Relativism about evolution?

People have different beliefs about a lot of things, but in many of those cases this does not undermine the idea that there is an objective truth about it. For example, on creation and evolution, no one would suggest, on either side, that evolution is true is if you really believe it, but if you are a creationist, then that is true for you.

6 comments:

SteveK said...

Relating this back to your prior post about the subjective/objective false dichotomy, I would say you are wrong here - but maybe I've just misunderstood what you mean by 'evolution' and 'creation'

If we agree to "b) something about which there is a truth, but uncertainty amongst human beings as to what the truth is" why couldn't both views be considered an expression of the uncertainty of the underlying truth?

Joe Hinman said...

there is a nature of the case. But then I have say this to stay in the phenomenology party but there is a lie world, a world of our understanding that is based upon the limits of our own relation to the cultural constructs through which we interpret the world. Like Europeans had lots of hints before Columbus that there was something out there but for them the world stopped the horizon of the Atlantic.Reality is limited to our understanding, although of course its not really limited.

Victor Reppert said...

Well, I should qualify and say young earth creationism.

What I am trying to get at here is that in ethics, the fact of disagreement is an argument for relativism. In other areas where there is great disagreement, no one thinks of being a relativist.

Joe Hinman said...

But that's because, I think, with empirical matters there could be a solution factually some day, With ethics it's always going to be a mater of opinion or cultural construct, something of that nature.

oozzielionel said...

"With ethics it's always going to be a mater of opinion or cultural construct, something of that nature."

From the culture angle, a cultural construct is not the same as opinion. Our cultural constructs include laws with real world consequences. There seems to be a continuum here. On one end are which eating habits are rude. On the other end are nearly universal condemnations of some crimes. Some of the modern cultural constructs are becoming quite powerful. Ecology, cruelty to animals, and tolerance (of specific types) are moving to the important end of the continuum. The relativism of ethics is actually under attack with the imposition of new moral absolutes.

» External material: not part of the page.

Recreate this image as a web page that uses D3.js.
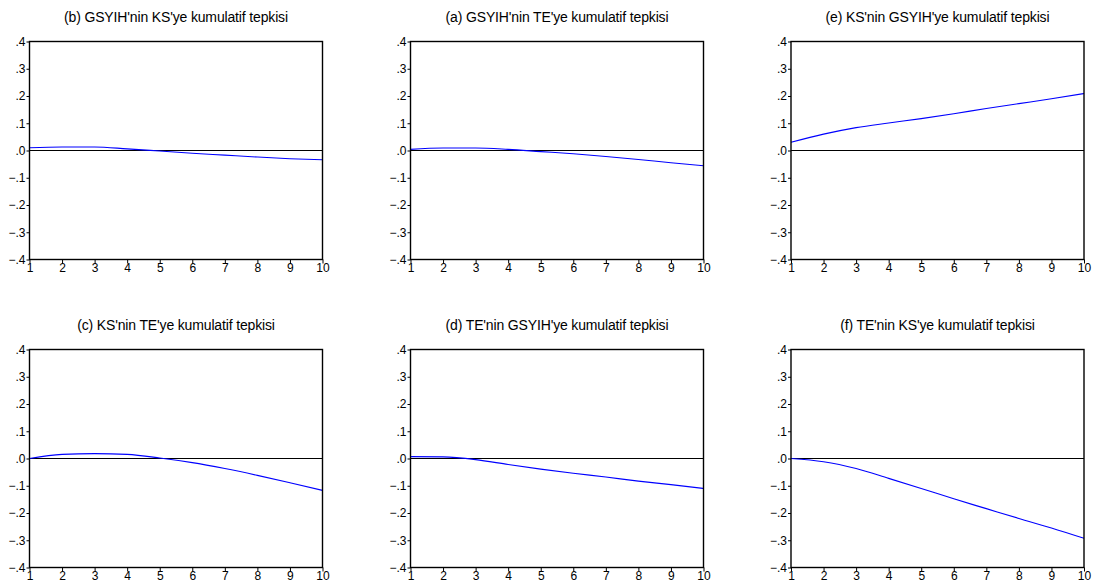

It is modernism that says "with empirical matters there could be a solution some day." This seems to have the same type of confidence as the theist who says, "there will be a solution some day to moral issues -- the judgment of God."


Steve Lovell said...

Joe's point is one that comes up quite a bit and I can't say I've ever heard it well addressed (from either side of the discussion). The idea is that in factual matters we at least have a decision procedure about how such debates could be finally settled. But this is thought not to be the case with ethical issues.

But clearly this oversimplifies. The problem isn't that we lack a decision procedure in ethics, but that we've got lots of them and don't know which to use. (Is there a higher order decision process to help us choose between them?) And once that point is made it becomes less clear that the contrast between ethical and admittedly factual matters is so stark. There are plenty of people out there who don't agree with "expert opinions" on how factual questions are to be settled. So it starts to seem as though "having decisions procedures" turns out to mean "having decision procedures I can get on board with".

Joe, if you want to defend "factualness" of some questions but not those in ethics, how do you approach this? I ask this as a genuine question. I've got some sympathy with the position you're gesturing towards (I disagree with it, but I can see the attraction), so I'm genuinely interested in your response, or that of others who think in a similar way.